Puis j’essaie de fabriquer l’histoire à partir de ce matériau épars. Le début de l’écriture du scénario date du premier confinement, en mars 2020. C’est aussi le moment où j’ai arrêté de travailler comme journaliste et où je me suis lancé complètement dans le métier de cinéaste. Le confinement a fait que j’ai passé beaucoup de temps en famille, notamment avec ma fille. Donc le point de départ, c’est de raconter une relation père–fille, une histoire d’amour inconditionnel entre un parent et son enfant. Et aussi l’empire et l’emprise que l’un peut avoir sur l’autre, et inversement", précise Erwan Le Duc qui, pour l'occasion, signe son deuxième long métrage.
Erwan Le Duc a conçu pour les personnages de Rosa et à Youssef des dialogues très écrits, presque théâtraux, où, par exemple, les signes de négation sont respectés. Le cinéaste voulait que les deux jeunes parlent une belle langue, et notamment Youssef, avec son envie de romanesque. "En cherchant l’acteur pour ce rôle, j’ai dû voir près de cent vidéos de jeunes hommes qui déclamaient des poésies et, au milieu, il y avait Mohammed Louridi. Tout de suite, je me dis que c’est lui. Je le convoque pour des essais, et ça se confirme. C’est un garçon qui est venu à l‘art dramatique sur le tard, qui est actuellement étudiant à l’École du Nord, à Lille."

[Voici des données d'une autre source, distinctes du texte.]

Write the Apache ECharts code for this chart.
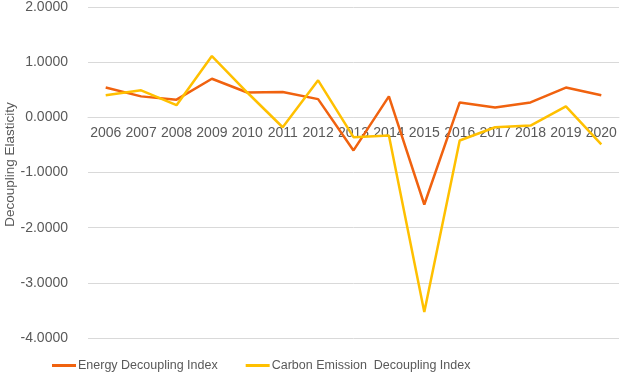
<!DOCTYPE html>
<html>
<head>
    <meta charset="utf-8">
    <script src="https://cdn.jsdelivr.net/npm/echarts@6/dist/echarts.min.js"></script>
    <style type="text/css">
        html, body { margin: 0; padding: 0; background: #fff; }
        #main { width: 620px; height: 375px; }
    </style>
</head>
<body>
    <div id="main"></div>
    <script>
        // years along the x axis
        var years = ['2006', '2007', '2008', '2009', '2010', '2011', '2012', '2013',
            '2014', '2015', '2016', '2017', '2018', '2019', '2020'];
        // values
        var energyIndex = [0.54, 0.38, 0.32, 0.70, 0.45, 0.46, 0.33, -0.60,
            0.38, -1.58, 0.27, 0.18, 0.27, 0.54, 0.40];
        var carbonIndex = [0.40, 0.49, 0.22, 1.11, 0.45, -0.18, 0.67, -0.36,
            -0.33, -3.53, -0.42, -0.18, -0.15, 0.20, -0.49];
        var seriesNames = ['Energy Decoupling Index', 'Carbon Emission  Decoupling Index'];

        var textColor = '#595959';
        var fontFam = '"Liberation Sans", Arial, sans-serif';
        var gridTop = 7, gridBottom = 37, yMin = -4, yMax = 2;
        // onZero does not take here, so lift the category axis up to the 0 line by hand
        var plotH = 375 - gridTop - gridBottom;
        var zeroOffset = -plotH * (0 - yMin) / (yMax - yMin);

        var myChart = echarts.init(document.getElementById('main'));
        var option = {
            color: ['#F0620F', '#FFC000'],
            animation: false,
            grid: { left: 88, right: 1, top: gridTop, bottom: gridBottom, outerBoundsMode: 'none', containLabel: false },
            legend: {
                bottom: -2,
                left: 47,
                icon: 'rect',
                itemWidth: 24,
                itemHeight: 3,
                itemGap: 28,
                textStyle: { color: textColor, fontSize: 12.5, fontFamily: fontFam, padding: [0, 0, 0, -3] },
                data: seriesNames
            },
            xAxis: {
                type: 'category',
                data: years,
                offset: zeroOffset,
                axisLine: { onZero: false, lineStyle: { color: '#D9D9D9' } },
                axisTick: { show: false },
                axisLabel: { color: textColor, fontSize: 14, fontFamily: fontFam, margin: 9, interval: 0 }
            },
            yAxis: {
                type: 'value',
                min: yMin,
                max: yMax,
                interval: 1,
                name: 'Decoupling Elasticity',
                nameLocation: 'middle',
                nameGap: 71,
                nameMoveOverlap: false,
                // left padding nudges the rotated title up a little
                nameTextStyle: { color: textColor, fontSize: 13.5, fontFamily: fontFam, padding: [0, 0, 0, 16] },
                axisLine: { show: false },
                axisTick: { show: false },
                splitLine: { lineStyle: { color: '#D9D9D9', width: 1 } },
                axisLabel: {
                    color: textColor, fontSize: 14, fontFamily: fontFam, margin: 20,
                    formatter: function (v) { return v.toFixed(4); }
                }
            },
            series: [{
                name: seriesNames[0],
                type: 'line',
                data: energyIndex,
                symbol: 'none',
                lineStyle: { width: 2.5 }
            }, {
                name: seriesNames[1],
                type: 'line',
                data: carbonIndex,
                symbol: 'none',
                lineStyle: { width: 2.5 }
            }]
        };
        myChart.setOption(option);
    </script>
</body>
</html>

"Il n’avait jamais joué devant une caméra, et l’équipe et moi avions l’impression émouvante d’assister aux premiers pas d‘un acteur unique. Le côté très écrit me touche beaucoup, cela rejoint un cinéma que j’aime, je pense par exemple à celui de Kaurismäki, dont les acteurs racontent souvent, en interviews, que leurs personnages parlent un finnois très raffiné, très théâtral, qui ne cadre pas forcément avec leurs personnages."